Не видно Фонтанки, скудной лужей расползшейся по липкой низине. Не видно тяжелого кружева набережной, захлестнутой вспухшими кучами нечистот из рыхлого черного снежного месива.
По высоким теплым комнатам бесшумно снуют женщины в платьях серых или темных. Вдоль стен -- в глубине металлических ванночек лежат с раскрытыми серьезными глазами молчащие уродцы -- чахлые плоды изъеденных, бездушных низкорослых женщин, женщин деревянных предместий, погруженных в туман.
Недоноски, когда их доставляют, имеют весу фунт-полтора. У каждой ванночки висит табличка -- кривая жизни младенца. Нынче это уж не кривая. Линия выпрямляется. Жизнь в фунтовых телах теплится уныло и призрачно.
Еще одна неприметная грань замирания нашего: женщины, кормящие грудью, все меньше дают молока.
Их немного -- кормилиц. Пять -- на тридцать младенцев. Каждая кормит четырех чужих и одного своего. Так в приюте и произносят скороговоркой: четыре чужих, одно свое.

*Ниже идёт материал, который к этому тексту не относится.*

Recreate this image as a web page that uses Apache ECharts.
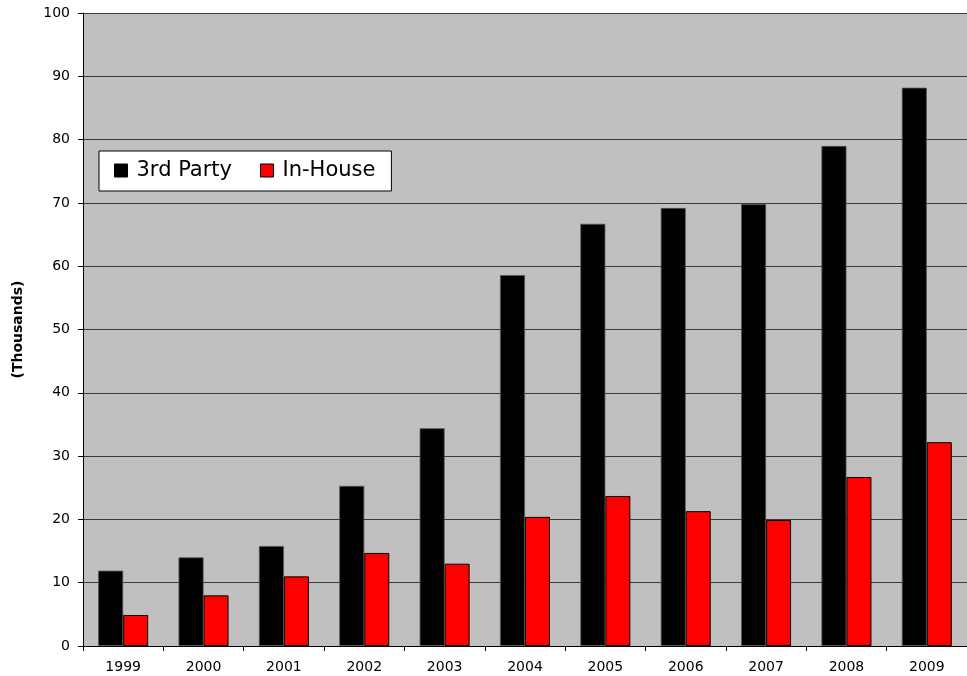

Кормить надо через каждые три часа. Праздников нет. Спать можете два часа сряду -- не более.
Каждый день женщинам, к груди которых по семь раз в сутки присасываются пять синих, тонких ртов, выдают по три восьмых хлеба.
Они стоят вокруг меня грудастые, но тонкие -- все пятеро -- в монашеских своих одеждах и говорят:
-- Докторша высказывает -- молока мало даете, дети в весе не растут... Душой бы рады, кровь, чувствуем, сосут... К извозчикам бы приравняли... В управе сказывали: не рабочие... Пошли вон мы нынче вдвоем в лавку, ходим, ноги гнутся, стали мы, смотрим друг дружке в глаза, падать хотим, не можем двинуться...
Они просят меня о карточках, о дополнениях, кланяются, стоят вдоль стен, и лица их краснеют и становятся напряженными и жалкими, как у просительниц в канцелярии.
Я отхожу. Надзирательница идет вслед за мной и шепчет:
-- Все нервные стали... Слова не скажешь, плачут... Мы уж молчим, покрываем. Солдат тут к одной ходит -- пусть ходит...
Я узнаю историю той, к которой солдат ходит. Она поступила в приют год тому назад -- маленькая, крохотная, деловитая женщина. Только и было у нее большого, что тяжелая молочная грудь. Молока у ней было больше, чем у всех других кормилиц приюта. Прошел год: год карточек, корюшки и размножившихся скрюченных телец, на ходу выдавленных безликими, бездумными женщинами Петрограда. Теперь у маленькой деловитой женщины нет молока. Она плачет, когда ее обижают, и злобно тычет детям пустую грудь и отворачивается, когда кормит.
Дали бы маленькой женщине еще три восьмых, приравняли бы к извозчикам, сделали бы что-нибудь... Ведь рассудить-то надо, детей-то ведь жалко, если не помрут -- из детей юноши и девушки выйдут, им жизнь делать надо. А что как они возьмут да на три восьмых жизнь и сделают. И выйдет жизнь куцая. А мы на нее -- куцую -- довольно насмотрелись.